Data

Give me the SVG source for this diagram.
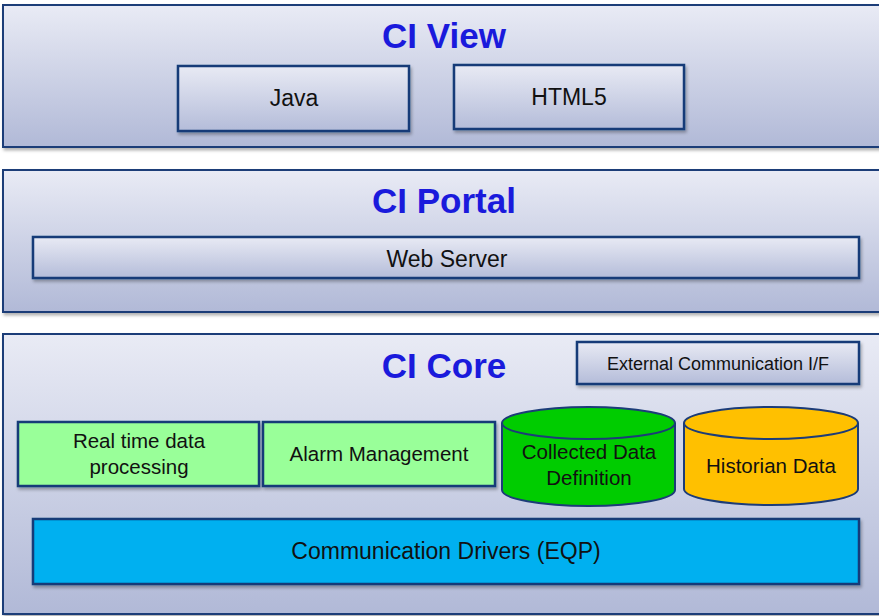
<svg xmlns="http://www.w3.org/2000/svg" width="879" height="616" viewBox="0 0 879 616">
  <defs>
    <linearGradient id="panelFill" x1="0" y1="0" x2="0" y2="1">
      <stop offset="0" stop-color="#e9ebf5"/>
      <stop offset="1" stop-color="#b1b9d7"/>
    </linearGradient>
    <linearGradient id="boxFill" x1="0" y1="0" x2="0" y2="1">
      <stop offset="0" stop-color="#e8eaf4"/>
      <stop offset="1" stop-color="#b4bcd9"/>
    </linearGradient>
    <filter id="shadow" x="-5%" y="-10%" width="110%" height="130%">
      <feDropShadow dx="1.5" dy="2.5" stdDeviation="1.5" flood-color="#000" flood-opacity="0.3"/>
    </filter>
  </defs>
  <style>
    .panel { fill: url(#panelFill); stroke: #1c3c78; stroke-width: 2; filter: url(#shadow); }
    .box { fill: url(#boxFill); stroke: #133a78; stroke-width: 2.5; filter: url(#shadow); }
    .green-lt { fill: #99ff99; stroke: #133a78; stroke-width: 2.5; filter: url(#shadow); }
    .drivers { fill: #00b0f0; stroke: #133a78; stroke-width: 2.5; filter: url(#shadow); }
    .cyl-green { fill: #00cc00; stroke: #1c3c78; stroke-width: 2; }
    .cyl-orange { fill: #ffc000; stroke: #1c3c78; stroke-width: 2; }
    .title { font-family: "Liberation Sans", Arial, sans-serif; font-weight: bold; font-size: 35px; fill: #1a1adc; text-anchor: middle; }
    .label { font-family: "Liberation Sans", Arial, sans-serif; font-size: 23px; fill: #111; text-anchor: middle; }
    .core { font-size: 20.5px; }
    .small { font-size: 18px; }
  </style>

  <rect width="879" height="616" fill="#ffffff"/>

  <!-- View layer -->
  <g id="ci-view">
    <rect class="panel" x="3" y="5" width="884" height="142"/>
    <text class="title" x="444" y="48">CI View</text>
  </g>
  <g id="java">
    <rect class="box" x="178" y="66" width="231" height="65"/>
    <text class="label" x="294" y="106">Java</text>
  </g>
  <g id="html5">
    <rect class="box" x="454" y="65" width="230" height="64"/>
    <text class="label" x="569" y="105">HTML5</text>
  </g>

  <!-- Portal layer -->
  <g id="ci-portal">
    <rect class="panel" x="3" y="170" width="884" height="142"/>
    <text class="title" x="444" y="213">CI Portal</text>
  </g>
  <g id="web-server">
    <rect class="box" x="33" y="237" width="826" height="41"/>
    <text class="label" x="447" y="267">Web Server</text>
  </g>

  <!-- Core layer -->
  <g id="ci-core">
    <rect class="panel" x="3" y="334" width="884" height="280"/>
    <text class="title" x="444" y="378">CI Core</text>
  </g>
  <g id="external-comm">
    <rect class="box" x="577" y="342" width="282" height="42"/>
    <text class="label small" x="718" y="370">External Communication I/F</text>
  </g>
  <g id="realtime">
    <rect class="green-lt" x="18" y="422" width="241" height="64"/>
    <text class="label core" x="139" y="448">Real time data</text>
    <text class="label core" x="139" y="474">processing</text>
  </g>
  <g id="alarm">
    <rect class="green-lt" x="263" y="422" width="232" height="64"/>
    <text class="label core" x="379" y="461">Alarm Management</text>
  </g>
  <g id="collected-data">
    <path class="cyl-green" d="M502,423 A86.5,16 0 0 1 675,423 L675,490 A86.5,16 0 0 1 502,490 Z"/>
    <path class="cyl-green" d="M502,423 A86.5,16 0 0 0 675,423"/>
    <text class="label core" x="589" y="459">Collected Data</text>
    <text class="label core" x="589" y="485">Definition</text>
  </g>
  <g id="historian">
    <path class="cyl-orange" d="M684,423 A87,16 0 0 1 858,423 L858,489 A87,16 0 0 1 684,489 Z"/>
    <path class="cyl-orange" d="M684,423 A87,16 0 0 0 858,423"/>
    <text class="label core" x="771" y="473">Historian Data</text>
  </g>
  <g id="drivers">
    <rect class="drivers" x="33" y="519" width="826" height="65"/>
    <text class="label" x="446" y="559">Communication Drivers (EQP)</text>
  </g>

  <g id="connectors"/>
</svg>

Task instructions
Copy every line of the data exactly as written, excluding the pictures.

Solution
Give me the SVG source for this diagram.
<svg xmlns="http://www.w3.org/2000/svg" width="879" height="616" viewBox="0 0 879 616">
  <defs>
    <linearGradient id="panelFill" x1="0" y1="0" x2="0" y2="1">
      <stop offset="0" stop-color="#e9ebf5"/>
      <stop offset="1" stop-color="#b1b9d7"/>
    </linearGradient>
    <linearGradient id="boxFill" x1="0" y1="0" x2="0" y2="1">
      <stop offset="0" stop-color="#e8eaf4"/>
      <stop offset="1" stop-color="#b4bcd9"/>
    </linearGradient>
    <filter id="shadow" x="-5%" y="-10%" width="110%" height="130%">
      <feDropShadow dx="1.5" dy="2.5" stdDeviation="1.5" flood-color="#000" flood-opacity="0.3"/>
    </filter>
  </defs>
  <style>
    .panel { fill: url(#panelFill); stroke: #1c3c78; stroke-width: 2; filter: url(#shadow); }
    .box { fill: url(#boxFill); stroke: #133a78; stroke-width: 2.5; filter: url(#shadow); }
    .green-lt { fill: #99ff99; stroke: #133a78; stroke-width: 2.5; filter: url(#shadow); }
    .drivers { fill: #00b0f0; stroke: #133a78; stroke-width: 2.5; filter: url(#shadow); }
    .cyl-green { fill: #00cc00; stroke: #1c3c78; stroke-width: 2; }
    .cyl-orange { fill: #ffc000; stroke: #1c3c78; stroke-width: 2; }
    .title { font-family: "Liberation Sans", Arial, sans-serif; font-weight: bold; font-size: 35px; fill: #1a1adc; text-anchor: middle; }
    .label { font-family: "Liberation Sans", Arial, sans-serif; font-size: 23px; fill: #111; text-anchor: middle; }
    .core { font-size: 20.5px; }
    .small { font-size: 18px; }
  </style>

  <rect width="879" height="616" fill="#ffffff"/>

  <!-- View layer -->
  <g id="ci-view">
    <rect class="panel" x="3" y="5" width="884" height="142"/>
    <text class="title" x="444" y="48">CI View</text>
  </g>
  <g id="java">
    <rect class="box" x="178" y="66" width="231" height="65"/>
    <text class="label" x="294" y="106">Java</text>
  </g>
  <g id="html5">
    <rect class="box" x="454" y="65" width="230" height="64"/>
    <text class="label" x="569" y="105">HTML5</text>
  </g>

  <!-- Portal layer -->
  <g id="ci-portal">
    <rect class="panel" x="3" y="170" width="884" height="142"/>
    <text class="title" x="444" y="213">CI Portal</text>
  </g>
  <g id="web-server">
    <rect class="box" x="33" y="237" width="826" height="41"/>
    <text class="label" x="447" y="267">Web Server</text>
  </g>

  <!-- Core layer -->
  <g id="ci-core">
    <rect class="panel" x="3" y="334" width="884" height="280"/>
    <text class="title" x="444" y="378">CI Core</text>
  </g>
  <g id="external-comm">
    <rect class="box" x="577" y="342" width="282" height="42"/>
    <text class="label small" x="718" y="370">External Communication I/F</text>
  </g>
  <g id="realtime">
    <rect class="green-lt" x="18" y="422" width="241" height="64"/>
    <text class="label core" x="139" y="448">Real time data</text>
    <text class="label core" x="139" y="474">processing</text>
  </g>
  <g id="alarm">
    <rect class="green-lt" x="263" y="422" width="232" height="64"/>
    <text class="label core" x="379" y="461">Alarm Management</text>
  </g>
  <g id="collected-data">
    <path class="cyl-green" d="M502,423 A86.5,16 0 0 1 675,423 L675,490 A86.5,16 0 0 1 502,490 Z"/>
    <path class="cyl-green" d="M502,423 A86.5,16 0 0 0 675,423"/>
    <text class="label core" x="589" y="459">Collected Data</text>
    <text class="label core" x="589" y="485">Definition</text>
  </g>
  <g id="historian">
    <path class="cyl-orange" d="M684,423 A87,16 0 0 1 858,423 L858,489 A87,16 0 0 1 684,489 Z"/>
    <path class="cyl-orange" d="M684,423 A87,16 0 0 0 858,423"/>
    <text class="label core" x="771" y="473">Historian Data</text>
  </g>
  <g id="drivers">
    <rect class="drivers" x="33" y="519" width="826" height="65"/>
    <text class="label" x="446" y="559">Communication Drivers (EQP)</text>
  </g>

  <g id="connectors"/>
</svg>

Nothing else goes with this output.